Challenging wills where the testator may have lost capacity
In certain circumstances, it is possible to have a will declared invalid by a Court. BRM Dispute Resolution Director Lewis Hastie shares his expert insights into challenging wills where the testator may have lost capacity.
One of the bases on which the validity of a will may be challenged arises is if it can be proven that the person who made the will (the testator) lacked “testamentary capacity” at the time.
It is not uncommon for people to make a will later in life, or when they have been diagnosed with a life-threatening illness. This can open the door to a possible challenge from a close relative or someone else who expected to inherit from the Deceased and did not.
The two starting principles are that capacity is a time and decision-specific concept, and a person is presumed to have capacity unless proven otherwise. For example, it is possible for someone to have the capacity to make decisions about where they should live and who they should spend time with, but not to make big financial decisions.
When it comes to wills, the 1870 decision in Banks v Goodfellow established the specific four-part test for “testamentary capacity” which provides that the testator has capacity if they:
- Understand the act of making a will and the effects of doing so;
- Understand and appreciate the extent of their estate which they are “disposing of” in the will;
- Appreciate any claims that close relatives and friends may have against their estate; and
- Are free of any “disorder of the mind” which will impair or influence the above factors.
Solicitors and will writers do have a responsibility to ensure that when they receive instructions to make a new will, they take steps to satisfy themselves that the testator has capacity.
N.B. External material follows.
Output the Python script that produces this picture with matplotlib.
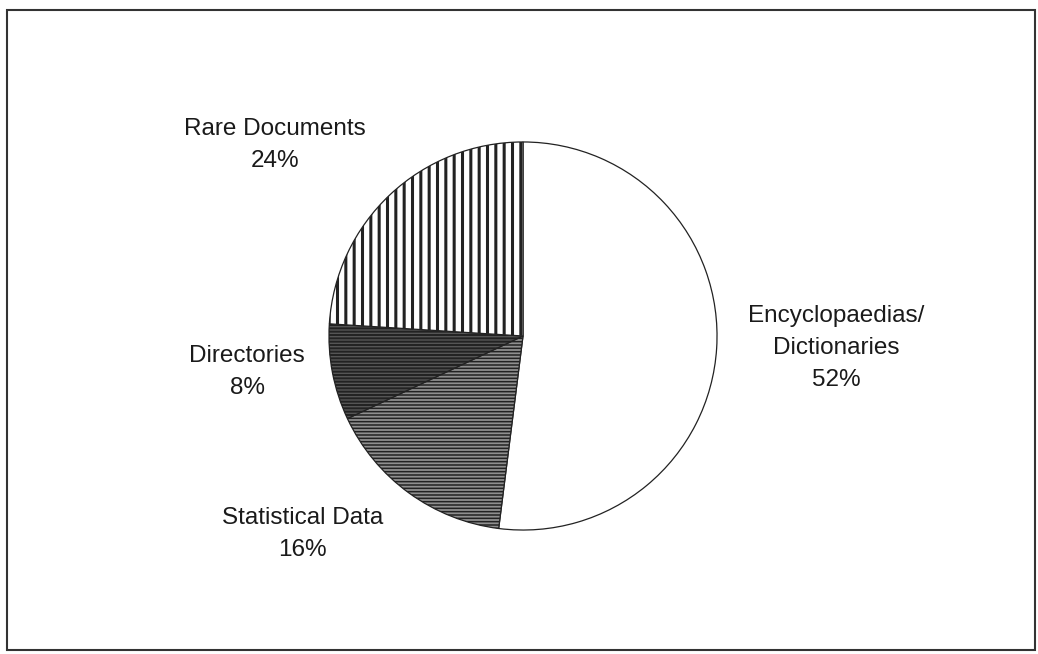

Ordinarily, they are expected to apply the “golden rule”, established in the historic case of Kenward v Adams which provides that where the testator is elderly or has been ill, the will should be witnessed or approved by a medical practitioner qualified to assess capacity.
Ordinarily, the minimum requirement is for the will writer to ask the testator to obtain a capacity report from their GP before the will is executed. If the golden rule is not followed, it does not mean the will is invalid, but it does render the will more vulnerable to a claim.
Sometimes it is not enough simply to seek a GP’s report if the testator is exhibiting specific symptoms. In Boast v Ballardi & Others [2022] EWHC 1533 (Ch), a firm of solicitors was criticised for failing to sufficiently investigate concerns over a testator’s capacity.
The client in this case was exhibiting paranoid delusions which directly fed into his decision to make a new will excluding certain individuals. However, this is not to be conflated with making an unwise decision – the Mental Capacity Act 2005 provides that an individual does not lack capacity because their judgment is poor or questionable.
If you believe that a will could be invalid owing to the testator lacking capacity, you still have the burden of proving this to be the case. The steps that a claimant usually needs to take to go about proving their claim are:
- Seeking the release of the solicitor’s or will writer’s file and notes to see whether the will drafted met the client, whether the instructions given were rational and whether enquiries were made about capacity;
- Obtaining the Deceased’s medical records and looking for evidence of any condition they were suffering from;
- Putting the medical records before an expert psychiatrist who may be able to give a retrospective capacity report; and
- Obtaining accounts from witnesses who knew the Deceased at around the time and can report on his/her state of health.
Some or all of the above can be enough for a will to be successfully challenged on the basis of incapacity, and the result will be that any previous will made by the testator will become valid, or if there was none, the rules of intestacy (automatic inheritance) will apply.